DavisVaughan/furrr

Add easy function for grouped df processing

Closed this issue · 2 comments

Performing grouped df processing is an excellent opportunity for parallelization, but can be cumbersome to think about and do for a basic user. However, the groupings allow an opportunity to automate the splitting by workers and thus abstract the parallelization from the users.

Here is a (non-optimized) function I wrote that makes it easy to take normal df processing calls and parallelize them by number of workers.

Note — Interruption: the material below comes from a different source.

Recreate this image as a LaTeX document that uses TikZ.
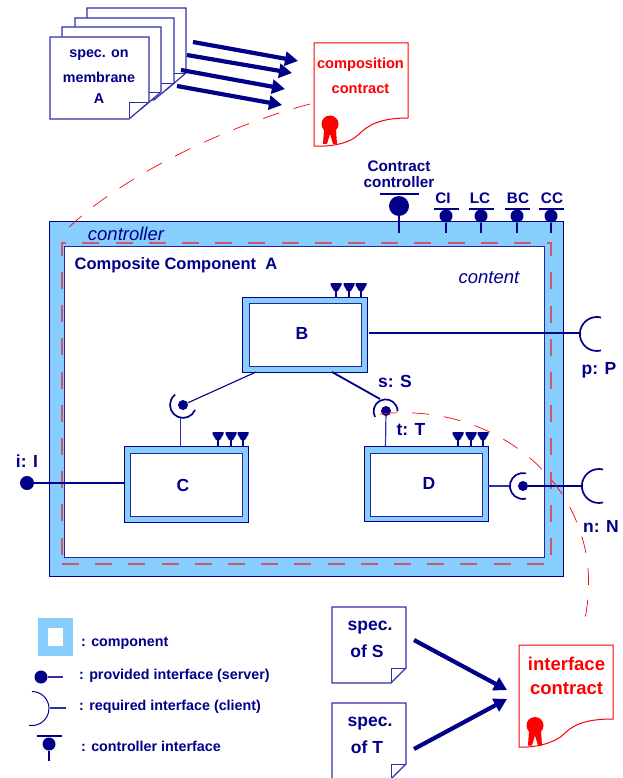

parallelized_df_do <- function(.data, .f, ..., n_workers=NULL) {
  f(is.null(n_workers)) n_workers <- future::nbrOfWorkers()
  
  keys_tbl <- .data %>% 
    dplyr::group_keys() %>% 
    dplyr::mutate(.worker_id = sample(1:n_workers, replace=T, size=nrow(.)))
  
  .data %>% 
    dplyr::ungroup %>% 
    dplyr::left_join(keys_tbl, by = dplyr::group_vars(.data)) %>% 
    dplyr::group_split(.worker_id, .keep=F) %>% 
    map(~dplyr::group_by(.x, !!!dplyr::groups(.data))) %>% 
    furrr::future_map_dfr(.f, ...)
}

# An example
iris %>% 
  group_by(Petal.Length, Species) %>% 
  parallelized_df_do(~summarize(.x, across(starts_with("Sepal"), sum)))

furrr is extremely focused on only exposing parallel versions of the purrr API, so I don't think this is a good fit for this package.

Have you seen multidplyr? It attempts to do some of this. https://github.com/tidyverse/multidplyr

Thanks @DavisVaughan.
I hadn't heard about multidplyr, and I wasn't sure where this particular utility function should go. I agree that it's outside the traditional scope of furrr. And I see some of it (if not all) has already been implemented in multidplyr.

Thanks for pointing me in that direction!